Fasciné par les lumières de la raison et les sirènes de la quantification, l'Occident classique qui croyait pouvoir atteindre à une description exhaustive, unitaire et ordonnée de l'univers, a exploré l'harmonie, la fugue et le contrepoint et créé des merveilles musicales propres à remuer l'être. Mais à mesure que les connaissances ont évolué, le monde a dévoilé un nouveau visage. Autant que l'ordre, le chaos s'y est révélé consubstantiel aux choses. L'aléatoire est devenu loi. En proie au doute et à la passion de l'exploration, le XXème siècle a vu naître la physique quantique et les théories du chaos. Il fallait bien qu'il en fût parmi ses artistes pour investir le désordre, pour témoigner de ce nouvel aspect de la réalité en faisant résonance avec cette "hypermodernité".
Un courant de musiciens est apparu au cours des années soixante, sur le terreau du jazz. Loin des tentations du machinisme propres au développement technologique et en rupture avec les traditions précédentes, ses représentants sont de fervents défenseurs de l'acte musical pur. La transe de l'improvisation est leur technique spirituelle, la voie qui doit conduire au miracle musical. La vitalité, la foi et l'engagement "sans filet" sont, pour eux, les garants les plus sûrs de l'artiste en quête de découvrir avec son public la création à l'instant où elle jaillit. Le choix d'aller à la découverte de cet instant sans autre convention que celle-là, est le credo de leur tradition, tradition qui, renonçant au confort académique, privilégie l'expérience plutôt que toute science. Saluons donc ces authentiques chercheurs d'un nouveau langage. Saluons leur démarche audacieuse, intègre et optimiste où l'exploration instrumentale joue un rôle déterminant car l'artiste, on l'oublie trop facilement, se doit d'être un pragmatique.

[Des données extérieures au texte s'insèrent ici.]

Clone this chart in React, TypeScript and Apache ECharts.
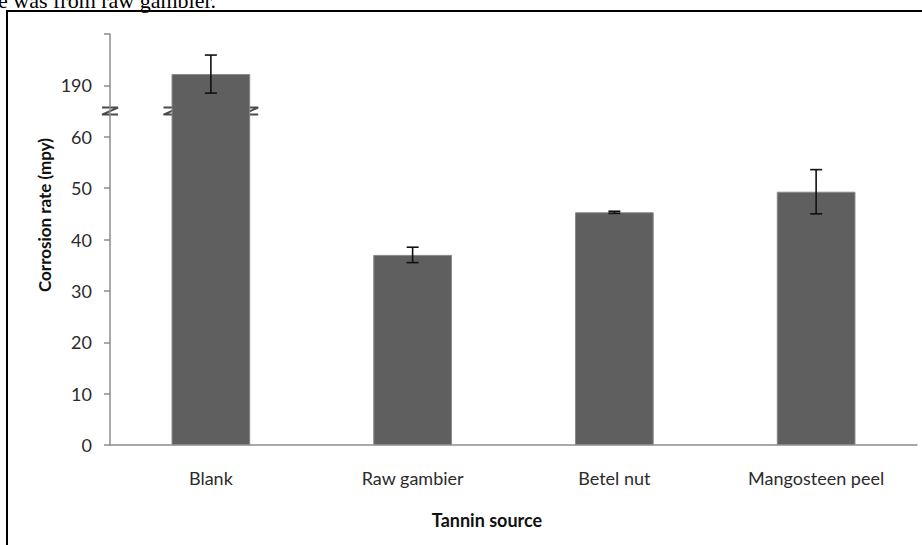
import React, { useEffect, useRef } from "react";
import * as echarts from "echarts";

const categories = ["Blank", "Raw gambier", "Betel nut", "Mangosteen peel"];
const corrosionRate = [192.2, 37.0, 45.3, 49.3];
const errorSize = [3.7, 1.5, 0.2, 4.3];
const lowerTicks = [0, 10, 20, 30, 40, 50, 60];
const upperTicks = [190];

// broken axis: values above BREAK_AT are shifted down by SHIFT
const BREAK_AT = 65;
const SHIFT = 120;
const toAxis = (v: number) => (v > BREAK_AT ? v - SHIFT : v);
const fromAxis = (v: number) => (v > BREAK_AT ? v + SHIFT : v);

const FONT = "Lato, 'Open Sans', sans-serif";

export default function App() {
  const ref = useRef<HTMLDivElement>(null);
  useEffect(() => {
    if (!ref.current) return;
    const chart = echarts.init(ref.current, undefined, { renderer: "svg" });
    const barData = corrosionRate.map((v) => toAxis(v));
    const errData = corrosionRate.map((v, i) => [i, toAxis(v - errorSize[i]), toAxis(v + errorSize[i])]);
    const shown = new Set([...lowerTicks, ...upperTicks].map((t) => toAxis(t)));

    chart.setOption({
      animation: false,
      backgroundColor: "#ffffff",
      grid: { left: 110, right: 5, top: 34, bottom: 100, containLabel: false },
      xAxis: {
        type: "category",
        data: categories,
        axisLine: { lineStyle: { color: "#8c8c8c", width: 1.5 } },
        axisTick: { show: false },
        axisLabel: { color: "#2b2b2b", fontSize: 18, fontFamily: FONT, margin: 24 },
      },
      yAxis: {
        type: "value",
        min: 0,
        max: 80,
        interval: 10,
        splitLine: { show: false },
        axisLine: { show: true, lineStyle: { color: "#8c8c8c", width: 1.5 } },
        axisTick: { show: true, length: 6, lineStyle: { color: "#8c8c8c", width: 1.5 } },
        axisLabel: {
          color: "#2b2b2b",
          fontSize: 18,
          fontFamily: FONT,
          margin: 18,
          formatter: (v: number) => (shown.has(v) ? String(fromAxis(v)) : ""),
        },
      },
      series: [
        {
          type: "bar",
          data: barData,
          barWidth: "39%",
          itemStyle: { color: "#5f5f5f", borderColor: "#878787", borderWidth: 1 },
        },
        {
          type: "custom",
          data: errData,
          encode: { x: 0, y: [1, 2] },
          z: 5,
          renderItem: (params: any, api: any) => {
            const x = api.value(0);
            const lo = api.coord([x, api.value(1)]);
            const hi = api.coord([x, api.value(2)]);
            const cap = 6;
            const style = { stroke: "#111111", lineWidth: 1.6 };
            return {
              type: "group",
              children: [
                { type: "line", shape: { x1: lo[0], y1: lo[1], x2: hi[0], y2: hi[1] }, style },
                { type: "line", shape: { x1: lo[0] - cap, y1: lo[1], x2: lo[0] + cap, y2: lo[1] }, style },
                { type: "line", shape: { x1: hi[0] - cap, y1: hi[1], x2: hi[0] + cap, y2: hi[1] }, style },
              ],
            };
          },
        },
      ],
    });

    // break marks
    const yb = chart.convertToPixel({ yAxisIndex: 0 }, BREAK_AT) as number;
    const x0 = chart.convertToPixel({ xAxisIndex: 0 }, 0) as number;
    const x1 = chart.convertToPixel({ xAxisIndex: 0 }, 1) as number;
    const half = ((x1 - x0) * 0.39) / 2;
    const axisX = x0 - (x1 - x0) / 2;
    const zMark = (cx: number) => ({
      type: "group",
      x: cx,
      y: yb,
      z: 100,
      children: [
        {
          type: "polyline",
          shape: { points: [[-8, -3.5], [8, -3.5], [-8, 3.5], [8, 3.5]] },
          style: { stroke: "#4a4a4a", lineWidth: 2, fill: "none" },
        },
      ],
    });

    chart.setOption({
      graphic: [
        zMark(axisX),
        zMark(x0 - half),
        zMark(x0 + half),
        {
          type: "text",
          x: 44,
          y: 215,
          rotation: Math.PI / 2,
          style: {
            text: "Corrosion rate (mpy)",
            font: `bold 17px ${FONT}`,
            fill: "#111111",
            align: "center",
            verticalAlign: "middle",
          },
        },
        {
          type: "text",
          x: 487,
          y: 520,
          style: {
            text: "Tannin source",
            font: `bold 18px ${FONT}`,
            fill: "#111111",
            align: "center",
            verticalAlign: "middle",
          },
        },
        {
          type: "text",
          x: -2,
          y: 11,
          style: {
            text: "e was from raw gambier.",
            font: "22px 'Liberation Serif', 'DejaVu Serif', serif",
            fill: "#000000",
            align: "left",
            verticalAlign: "bottom",
          },
        },
        {
          type: "polyline",
          shape: { points: [[7, 545], [7, 11], [922, 11]] },
          style: { stroke: "#000000", lineWidth: 2, fill: "none" },
        },
      ],
    });

    return () => chart.dispose();
  }, []);

  return <div ref={ref} style={{ width: 922, height: 545, position: "absolute", left: 0, top: 0 }} />;
}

Nelly Pouget est de ceux-là. Rien d'étonnant, dès lors, que sa technique instrumentale soit éblouissante. Comme un feu noir, celui-là même que nous appellerons le roi du désordre, celui qui, paré de sa couronne en si bémol, règne sur le peuple agité des sons, sur la turbulente foule des notes que personne n'oserait se risquer à écrire car il est déjà trop tard pour rattraper le train du temps, celui-là sort, royal, du souffle de la saxophoniste. Vieux ronchonnements des volcans aux laves bavardes, eaux qui causent aux sables des grèves, soupir des terres caressées de brises, ciels agités d'orages qui tonnent au travers de leurs voiles violets, écho de l'empoignade des éléments, voilà ce que raconte son saxophone. Mais il nous dit aussi l'apaisement du petit matin frais qui pleure sa rosée, la respiration de l'enfant cauchemardeux qui se rendort bercé par la voix de sa mère, l'ineffable sensation de la tendresse, comme dans Expansion, petite prière pour rien, pour seulement être là. Ce jaillissement nous montre sans façons que notre confusion est jubilation. Diabolique d'habileté et intarissable d'invention, Makoto Sato fait sonner sa batterie du pianissimo au fortissimo sans que jamais sa frappe ne perde son extraordinaire clarté. A la contrebasse, avec autant de bonheur à l'archet qu'en pizzicati, James Lewis complète ce trio au son d'ensemble riche et précis. L'attention réciproque des musiciens est extrême. Ils font synergie, épousent comme un seul les variations de climat et quand ils se taisent, le silence encore tout vibrant du fracas de l'éternel affrontement entre ordre et chaos, encore tout frémissant du bruissement du monde restitué dans l'instant de la musique, nous parle encore de musique, d'une musique que ceux qui ne la connaissent pas devraient écouter, ne serait-ce que pour retourner à leurs habitudes avec une feuille rincée.